For all of human kind, communication is vital! Whether it is in a classroom, a personal relationship, on a professional sports team, or a working environment, the key to success will always be communicating effectively. For some people, functional communication comes naturally. For others, such as those on the Autism spectrum, it may not. Many children who have Autism have difficulty using their words to communicate effectively and this can be a reason for anxiety, meltdowns and many other behaviours. Simple things like asking for help, expressing emotions and making choices are not innate and need to be taught at a functional level.
So what does functional communication mean? This phrase is actually kind of redundant. If someone is communicating properly, there is always a function. That means that the information is being properly expressed and received, and there is an exchange. On the other hand, if information is being expressed and not received, then there is not an exchange and it doesn’t qualify as communication. Commonly, a child with Autism may be trying to communicate something (by making a noise, pointing using words inappropriately etc) in a way that others can’t understand, so no one receives the information. This can be extremely frustrating for the child, their parents and their teachers.

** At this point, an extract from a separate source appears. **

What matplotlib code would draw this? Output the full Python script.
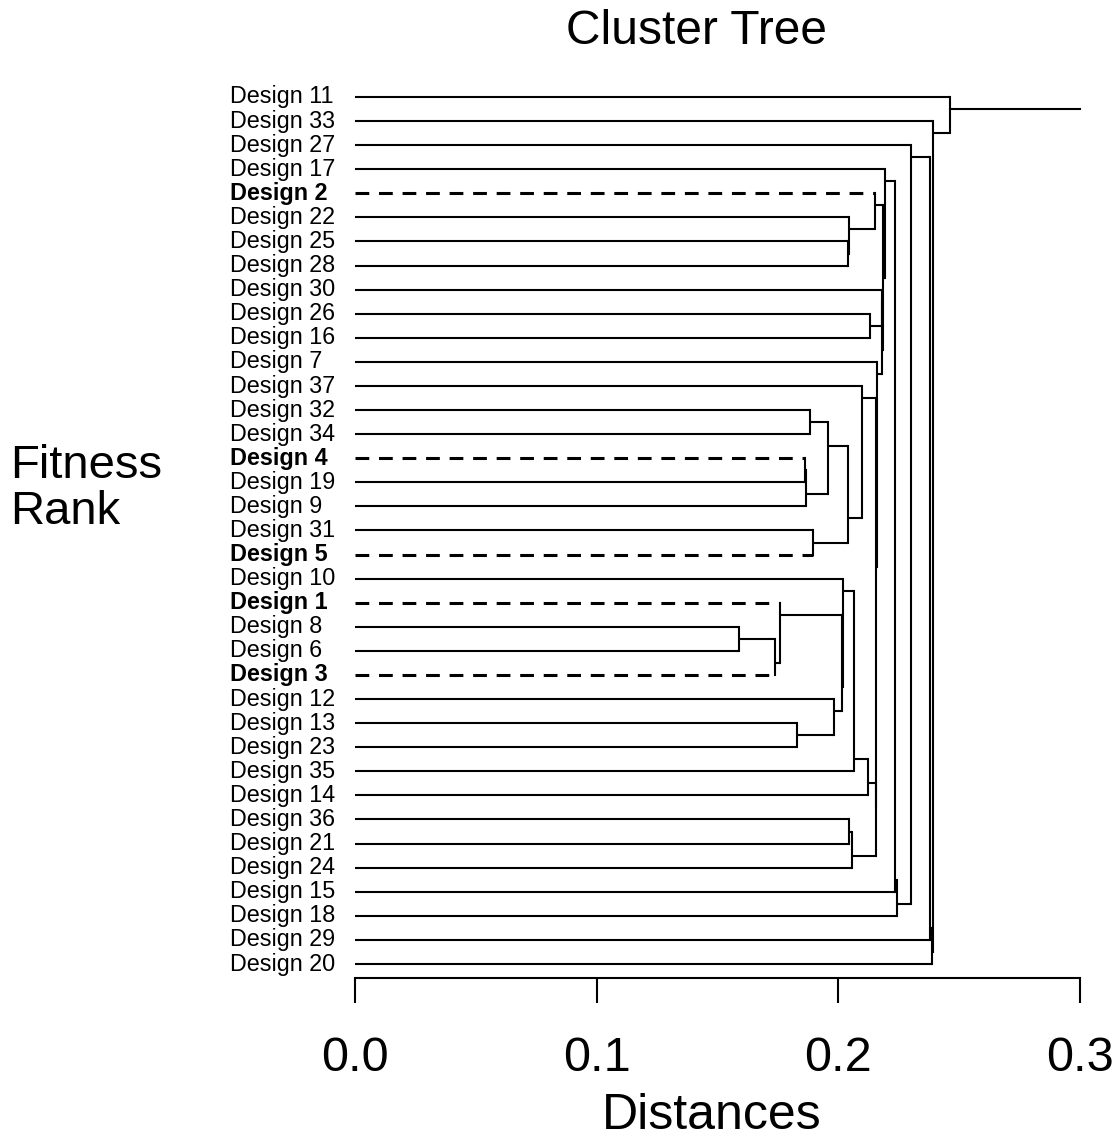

So how do we teach someone to communicate? This will always vary between individuals and the answer may not always be speaking. In my primary classroom at The Lighthouse we have several students using assistive communication technology and we also have students that use their speaking voice. Regardless of how my student may be communicating, they need to understand how powerful their words can be. This is why when we start teaching someone to communicate in a particular way we focus on manding. If you ask, you shall receive! When students understand the contingency of asking for something properly and receiving it, they will be more likely to default to proper communication, instead of choosing unwanted behaviours, if they want or need something. Eventually, if fostered correctly, these skills can become more abstract and used to express feelings, demonstrate knowledge and socialize!
It is important to remember that pairing language (whether it’s spoken words, ASL or an iPad program), with proper context is what will teach a child how to communicate. Although being able to echo language is important, it doesn’t teach a child to communicate functionally. For example, prompting the language “I won the game” after the student has actually won a game that we played in the classroom or prompting, “I feel sad” when a child is crying are ways of teaching communication incidentally at school. Ideally, the student will learn to use communication like this without being prompted and it will transfer to environments outside of the classroom.
Finally, it is important for everyone who works on a child’s team (parents, teachers, therapists etc) to be on the same page about what the expectations are in regards to communication for that child. If a child is expected to use a full sentence to request something at home, it has to be the same at school and reverse. Words a child already knows how to use should be expected without prompting and words that a child is learning how to use should be prompted at a consistent level. Consistent expectations will push the child to use communication functionally across any environment! This will set the child up for success in the future, whether they are in a classroom, a marriage, a work environment, or even a professional sports team!